Finite-Time Analysis of Over-the-Air Federated TD Learning

Fabbro, Nicolò Dal; Mitra, Aritra; Heath, Robert W.; Schenato, Luca; Pappas, George J.

doi:10.1109/twc.2025.3555941

In recent years, federated learning has been widely studied to speed up various supervised learning tasks at the wireless network edge. However, there is a lack of theoretical understanding as to whether similar speedups in sample complexity can be achieved for cooperative reinforcement learning (RL) problems subject to communication constraints. To that end, we study a federated policy evaluation problem over wireless fading channels where, to update model parameters, a central server aggregates local temporal difference (TD) update directions from N agents via analog over-the-air computation (OAC). We refer to this scheme as OAC-FedTD and provide a rigorous finite-time convergence analysis of its performance.
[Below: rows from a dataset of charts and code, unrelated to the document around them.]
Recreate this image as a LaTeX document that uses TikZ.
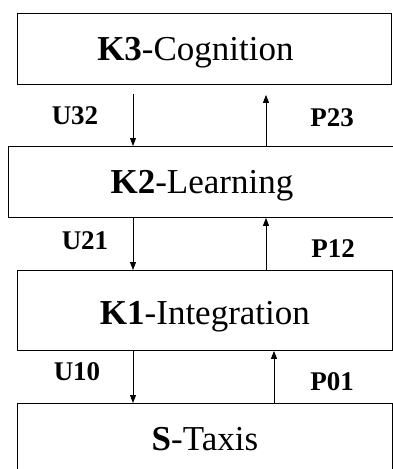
\documentclass[tikz,border=0pt]{standalone}
\usepackage{fontspec}
\setmainfont{Liberation Serif}
\usetikzlibrary{arrows.meta}
\tikzset{
  level/.style={draw, line width=0.9pt, inner sep=0pt, anchor=north west,
    text depth=0pt, font=\fontsize{35}{40}\selectfont},
  flow/.style={line width=0.9pt, -{Triangle[width=6pt,length=8pt]}},
  tag/.style={inner sep=0pt, font=\fontsize{27}{30}\selectfont\bfseries},
}
\begin{document}
\begin{tikzpicture}[x=1pt,y=-1pt]
\useasboundingbox (0,0) rectangle (392,469);
% the four levels, top to bottom
\node[level, minimum width=374pt, minimum height=71pt] (k3) at (17,13) {\textbf{K3}-Cognition\hspace*{18pt}};
\node[level, minimum width=387pt, minimum height=71pt] (k2) at (8,146) {\textbf{K2}-Learning};
\node[level, minimum width=375pt, minimum height=80pt] (k1) at (17,270) {\raisebox{-4pt}{\textbf{K1}-Integration}};
\node[level, minimum width=375pt, minimum height=70pt] (s) at (17,403) {\textbf{S}-Taxis};
% reference columns for the vertical connectors
\coordinate (dn) at (133,0);
\coordinate (up) at (266,0);
\coordinate (up0) at (274,0);
% downward (U) and upward (P) flows
\draw[flow, shorten <=9pt] (k3.south -| dn) -- (k2.north -| dn);
\draw[flow, shorten >=10pt] (k2.north -| up) -- (k3.south -| up);
\draw[flow] (k2.south -| dn) -- (k1.north -| dn);
\draw[flow] (k1.north -| up) -- (k2.south -| up);
\draw[flow] (k1.south -| dn) -- (s.north -| dn);
\draw[flow] (s.north -| up0) -- (k1.south -| up0);
% flow labels
\node[tag] (u32) at (75,116) {U32};
\node[tag] (p23) at (332,118) {P23};
\node[tag] (u21) at (85,241) {U21};
\node[tag] (p12) at (333,249) {P12};
\node[tag] (u10) at (77,372) {U10};
\node[tag] (p01) at (332,382) {P01};
\end{tikzpicture}
\end{document}
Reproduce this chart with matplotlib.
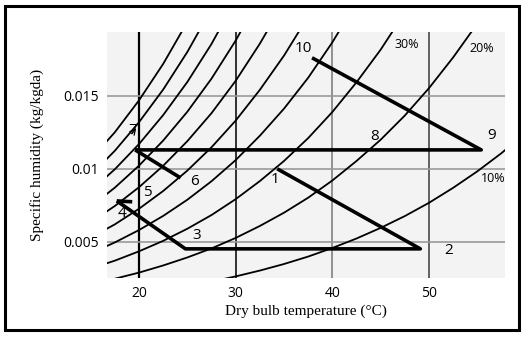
import matplotlib
matplotlib.use("Agg")
import matplotlib.pyplot as plt
from matplotlib.patches import Rectangle

# ---- data ----
temps = [15, 17.5, 20, 22.5, 25, 27.5, 30, 32.5, 35, 37.5, 40, 42.5, 45, 47.5, 50, 52.5, 55, 57.5, 60]
# specific humidity (kg/kgda) along relative-humidity curves
rh_curves = {
    "100%": [0.01065, 0.01251, 0.01470, 0.01720, 0.02008],
    "90%": [0.00956, 0.01124, 0.01320, 0.01544, 0.01802, 0.02097],
    "80%": [0.00849, 0.00997, 0.01170, 0.01369, 0.01596, 0.01857, 0.02158],
    "70%": [0.00741, 0.00871, 0.01022, 0.01194, 0.01392, 0.01619, 0.01880, 0.02180],
    "60%": [0.00634, 0.00745, 0.00874, 0.01021, 0.01190, 0.01382, 0.01604, 0.01859, 0.02144],
    "50%": [0.00528, 0.00619, 0.00726, 0.00848, 0.00988, 0.01148, 0.01331, 0.01542, 0.01777, 0.02045],
    "40%": [0.00421, 0.00495, 0.00580, 0.00677, 0.00788, 0.00915, 0.01060, 0.01227, 0.01413, 0.01625,
            0.01868, 0.02143],
    "30%": [0.00316, 0.00370, 0.00434, 0.00506, 0.00589, 0.00683, 0.00792, 0.00916, 0.01054, 0.01211,
            0.01390, 0.01594, 0.01818, 0.02072],
    "20%": [0.00210, 0.00246, 0.00288, 0.00337, 0.00392, 0.00454, 0.00526, 0.00608, 0.00699, 0.00802,
            0.00920, 0.01054, 0.01200, 0.01366, 0.01554, 0.01765, 0.01997],
    "10%": [None, None, None, None, 0.00195, 0.00226, 0.00262, 0.00302, 0.00347, 0.00398, 0.00457,
            0.00522, 0.00595, 0.00676, 0.00767, 0.00870, 0.00983, 0.01108, 0.01249],
}

# process states (dry bulb °C, specific humidity)
state_T = {"1": 34.3, "2": 49.1, "3": 24.8, "4": 17.7, "4b": 19.3, "6": 24.3, "7": 19.6, "9": 55.4, "10": 37.9}
state_w = {"1": 0.0100, "2": 0.00451, "3": 0.00451, "4": 0.0078, "4b": 0.00774, "6": 0.00938,
           "7": 0.0113, "9": 0.0113, "10": 0.01762}
paths = [["1", "2", "3", "4"], ["4", "4b"], ["7", "6"], ["7", "9", "10"]]

# label positions
point_labels = ["1", "2", "3", "4", "5", "6", "7", "8", "9", "10"]
label_T = [34.07, 52.07, 26.0, 18.24, 20.83, 25.79, 19.38, 44.41, 56.52, 36.96]
label_w = [0.00925, 0.00437, 0.0054, 0.00691, 0.00835, 0.00911, 0.01261, 0.0122, 0.01226, 0.01824]
rh_labels = ["30%", "20%", "10%"]
rh_label_T = [47.72, 55.48, 56.62]
rh_label_w = [0.01851, 0.01824, 0.00931]

xticks = [20, 30, 40, 50]
yticks = [0.005, 0.01, 0.015]
ytick_labels = ["0.005", "0.01", "0.015"]

# ---- figure ----
fig = plt.figure(figsize=(5.25, 3.37), dpi=100)
fig.patch.set_facecolor("white")
fig.add_artist(Rectangle((5 / 525, 1 - 330 / 337), 514 / 525, 324 / 337, transform=fig.transFigure,
                         fill=False, edgecolor="black", linewidth=2.2))

ax = fig.add_axes([107 / 525, 1 - 278 / 337, 398 / 525, 246 / 337])
ax.set_facecolor("#f3f3f3")
ax.set_xlim(16.69, 57.86)
ax.set_ylim(0.00251, 0.01939)
for s in ax.spines.values():
    s.set_visible(False)

# grid
vcolors = {20: "#000000", 30: "#222222", 40: "#808080", 50: "#555555"}
vwidths = {20: 1.6, 30: 1.3, 40: 1.2, 50: 1.3}
for xv in xticks:
    ax.axvline(xv, color=vcolors[xv], lw=vwidths[xv], zorder=1)
for yv in yticks:
    ax.axhline(yv, color="#999999", lw=1.2, zorder=1)

# RH curves
for name, ws in rh_curves.items():
    pts = [(t, w) for t, w in zip(temps, ws) if w is not None]
    ax.plot([p[0] for p in pts], [p[1] for p in pts], color="black", lw=1.3, zorder=2)

# process lines
for p in paths:
    ax.plot([state_T[k] for k in p], [state_w[k] for k in p], color="black", lw=2.6,
            solid_capstyle="butt", zorder=3)

# small arrow near 7
ax.annotate("", xy=(19.9, 0.01295), xytext=(19.07, 0.01226),
            arrowprops=dict(arrowstyle="->", color="black", lw=0.9), zorder=3)

for lab, t, w in zip(point_labels, label_T, label_w):
    ax.text(t, w, lab, fontsize=11, family="Open Sans", ha="center", va="center", zorder=4)
for lab, t, w in zip(rh_labels, rh_label_T, rh_label_w):
    ax.text(t, w, lab, fontsize=9, family="Open Sans", ha="center", va="center", zorder=4)

ax.set_xticks(xticks)
ax.set_xticklabels([str(v) for v in xticks], family="Open Sans", fontsize=10)
ax.set_yticks(yticks)
ax.set_yticklabels(ytick_labels, family="Open Sans", fontsize=10)
ax.tick_params(length=0, pad=6)

ax.set_xlabel("Dry bulb temperature (°C)", family="Liberation Serif", fontsize=11, labelpad=2)
ax.set_ylabel("Specific humidity (kg/kgda)", family="Liberation Serif", fontsize=11, labelpad=14)

fig.savefig("out.png", dpi=100)
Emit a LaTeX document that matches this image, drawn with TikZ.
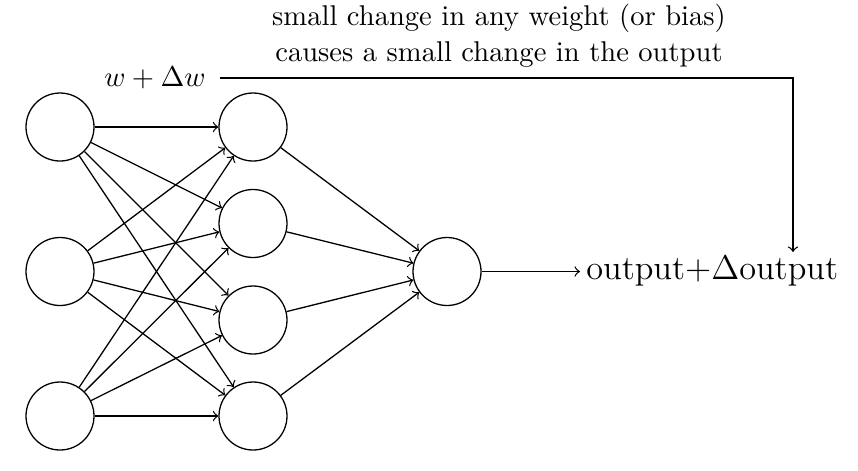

Our analysis reveals the impact of the noisy fading channels on the convergence rate and establishes a linear convergence speedup w.r.t. the number of agents. Notably, this is the first non-asymptotic analysis of a cooperative RL setting under wireless channels that jointly considers linear value function approximation, Markovian sampling, and the OAC channel-induced distortions and noise. Our work develops the theoretical foundations that are key for relevant advancements in the analysis and design of federated reinforcement learning algorithms over wireless networks.